Thank you. My second question is regarding our expansion plan on the L&O hotels. Should we expect a number of more L&O hotels expansion in the future, or should we be expecting more like single digit kind of opening in the L&O? Can I add one quick question with regard to potential partnerships with other hotel groups. For example, we used to have partnership. I think we used to have some investment in New Century, which is another upscale luxury hotels. Should we expect the partnership with New Century to stop because of the delisting, or are we actively looking for partnership on the upscale side as well? Thank you.

Alex Xu (Chairman and CEO)

Dan, the expansion of our all hotels in the first quarter of 2021 is to help ourselves to expand into the area traditionally we have a weak presence, such as southern part of China, southwestern part of China, and also in central part of China. Now, our presence over there is boosted by the opening of those L&O hotels and the newly developed franchise hotels. I think our purpose of doing the L&O hotels is substantially completed, and we will not plan to do a lot more of those L&O hotels unless the opportunity arise in such an area that we have a weak presence.

Now we looked at the nationwide, we do not see a big need for opening new L&O hotels. Again, if there are opportunities such as in a high impacted area, high-speed train station or so, that will boost our local presence and sales, we will plan to do, but not. It's going to be, you know, more than what we planned or what we have done in the past. That's on the L&O hotels. Regarding the potential partnership with other hotel groups, and in the last year, we formed a couple of partnership with the local strong operators, again, to boost our presence in those areas such as Jiangxi, such as, you know, Hunan province.

We will continue to seek a local strong operator to partner with them in the responsive way to benefit both companies' operation, and to further expand our network into lower Tier 3 and the lower Tier cities.
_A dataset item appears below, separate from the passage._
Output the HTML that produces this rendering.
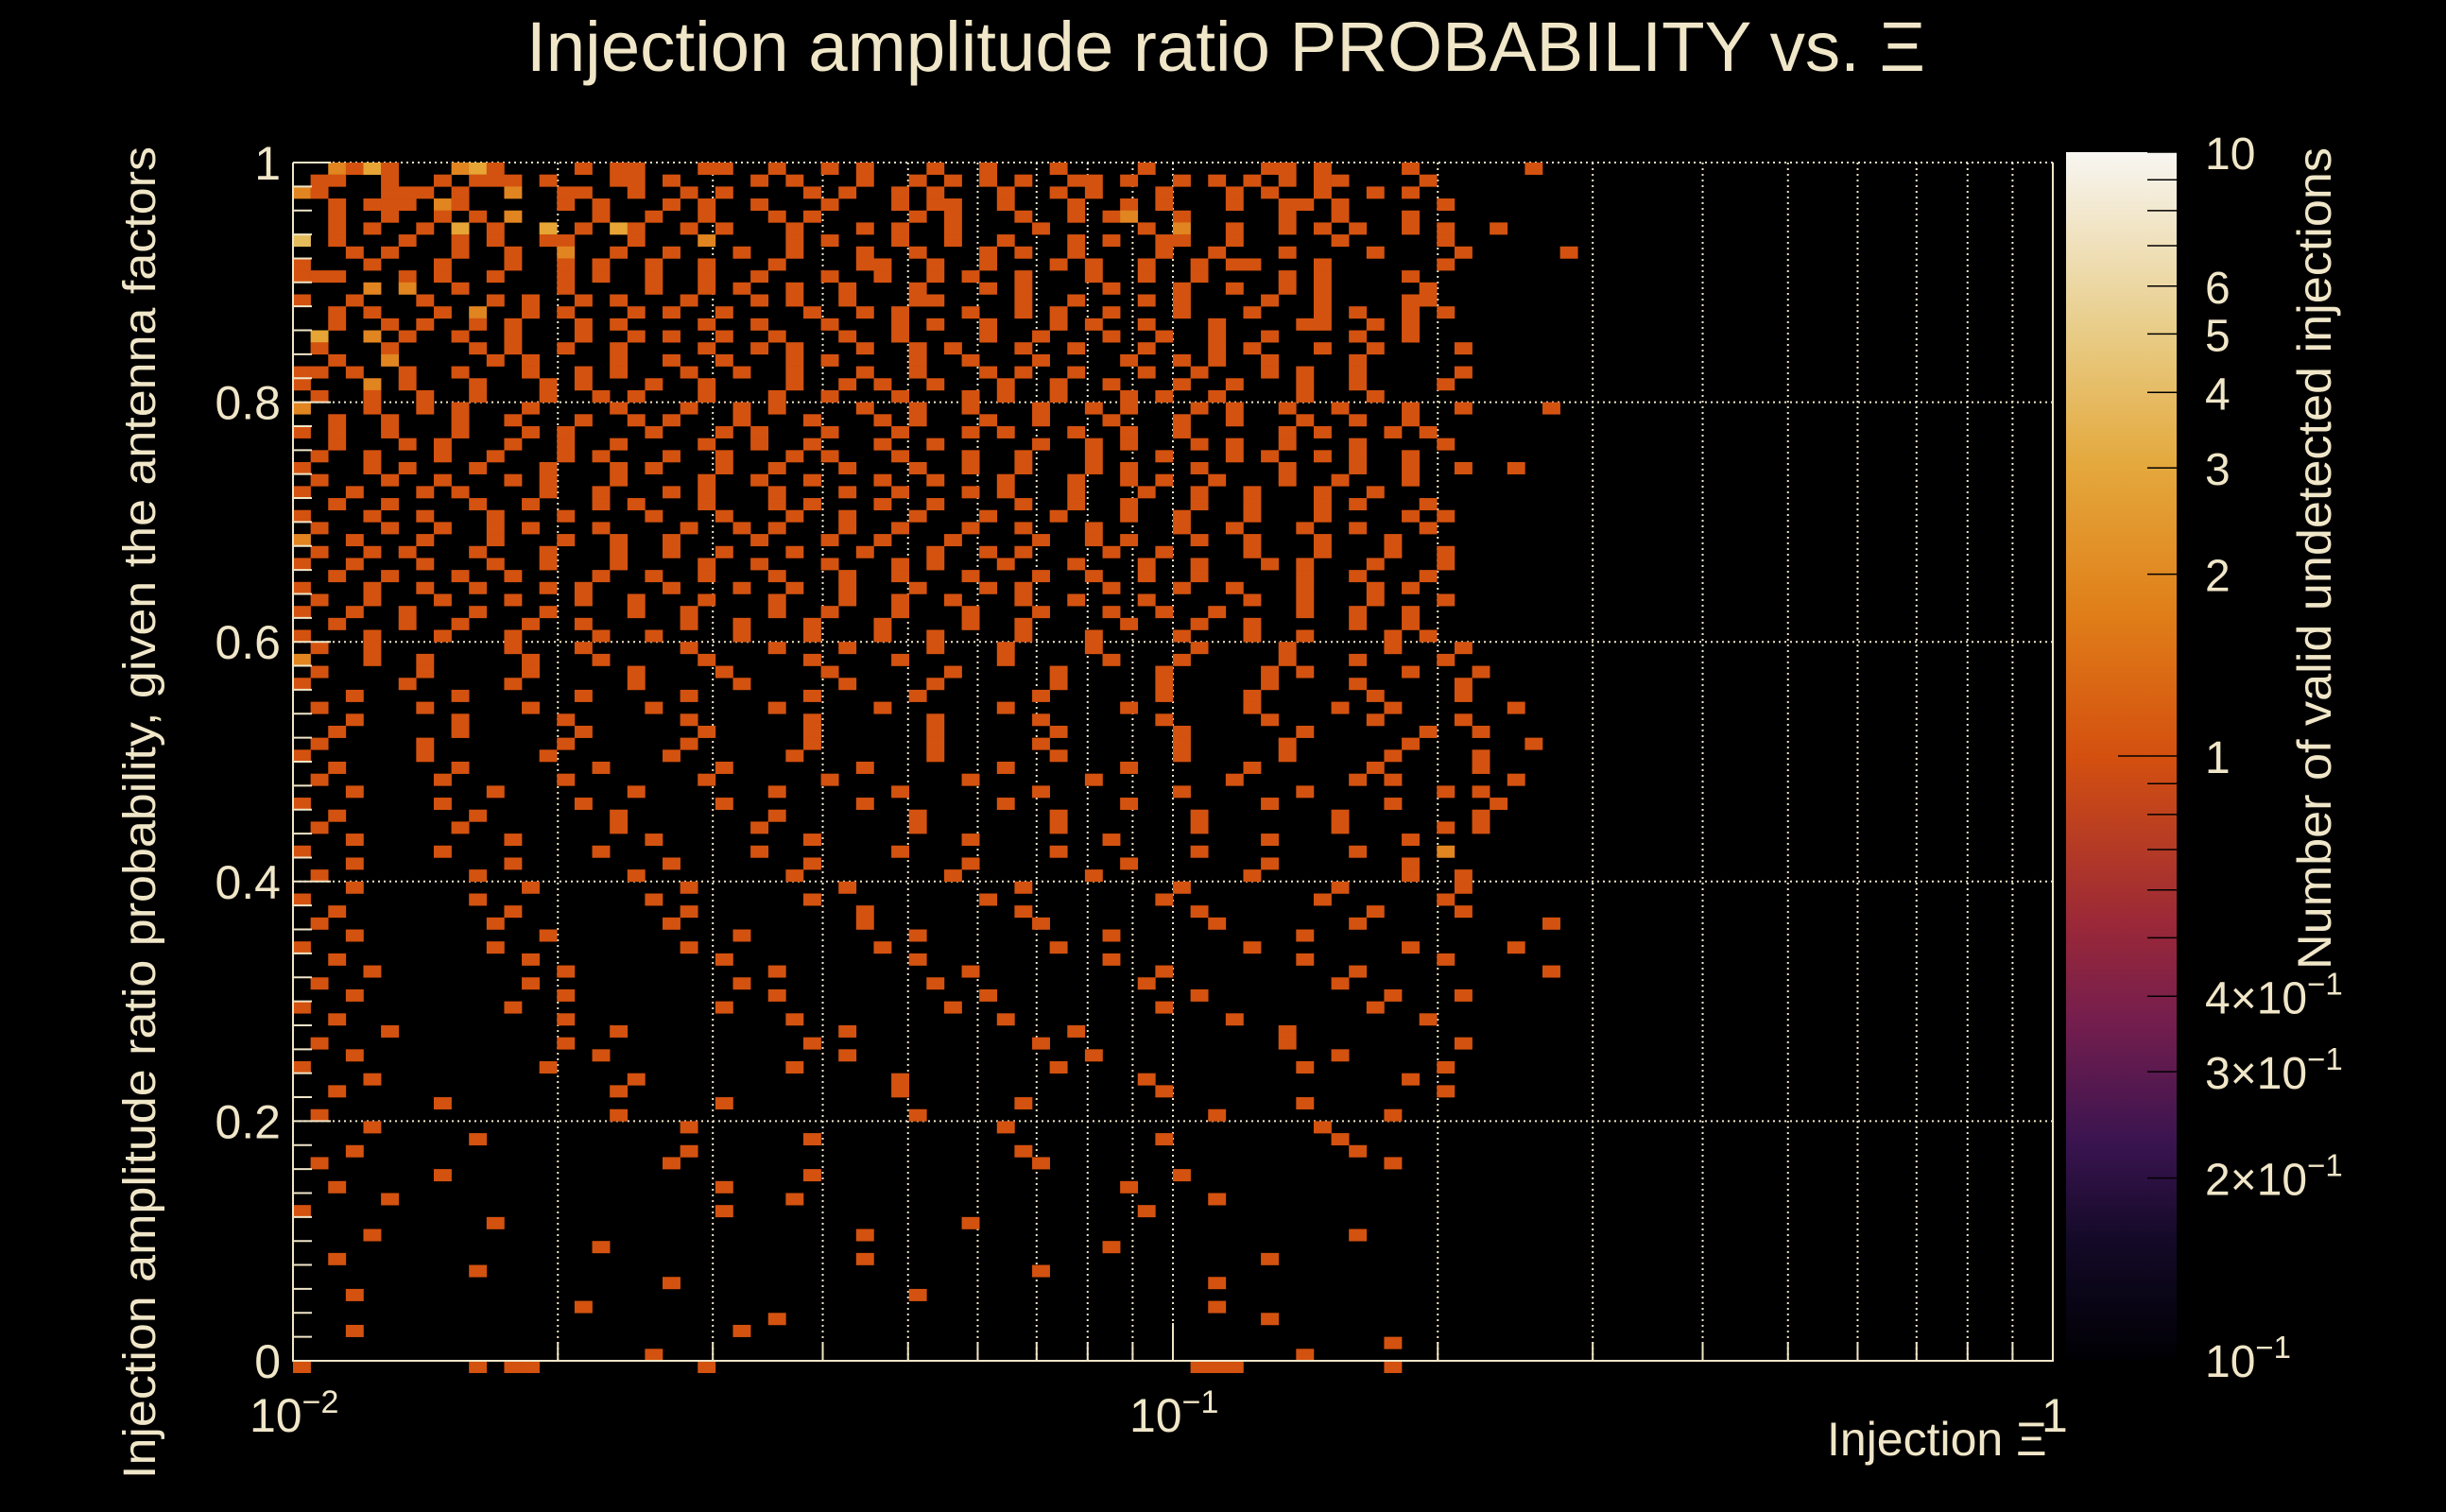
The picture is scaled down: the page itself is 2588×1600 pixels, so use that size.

Dan Xu (Equity Research Analyst)

Thank you so much, Alex, for your answers. I have no other questions.

Operator (participant)

Our next question will come from Simon Cheung with Goldman Sachs. Please go ahead.

Simon Cheung (Managing Director)

Hello. Thanks for taking my questions. I just have one quick question. In relation to your margin trends, I've seen quite a noticeable drop-off for this quarter, arguably because of your, you know, increase in the LO exposures. I wanted to get a sense, you know, do you have some sort of, you know, margin breakdown between the two segments. You mentioned that there were obviously some new hotels still running at losses. Can you give us a sense of how much of your hotel L&O is actually loss-making? Thank you.

Selina Yang (CFO)

Thank you, Simon. I will take this question. In the third quarter, the newly opened 24 hotels since the beginning of 2021 actually brought us a loss of RMB 32 million. That resulted in the drop of our margin of EBITDA and also dropped the margin of our net income. If we exclude the impact of these newly opened hotels, our EBITDA margin will increase to 38.5%, and our margin of net income will increase to 23%.

Simon Cheung (Managing Director)

On the second question in relation to how much of your hotels in the leased-and-operated are being still loss-making, or maybe give us a sense, how much of, you know, what is the scale of the losses, if possible?

Selina Yang (CFO)

Among the 24 newly opened hotels, about half of them are still incurring loss.

Simon Cheung (Managing Director)

Okay. Thanks a lot. Thank you.

Selina Yang (CFO)

Thank you, Simon.

Operator (participant)

This concludes our question and answer session. I would like to turn the conference back over to Selina Yang for any closing remarks. The conference is now concluded. Thank you for attending today's presentation. You may now disconnect.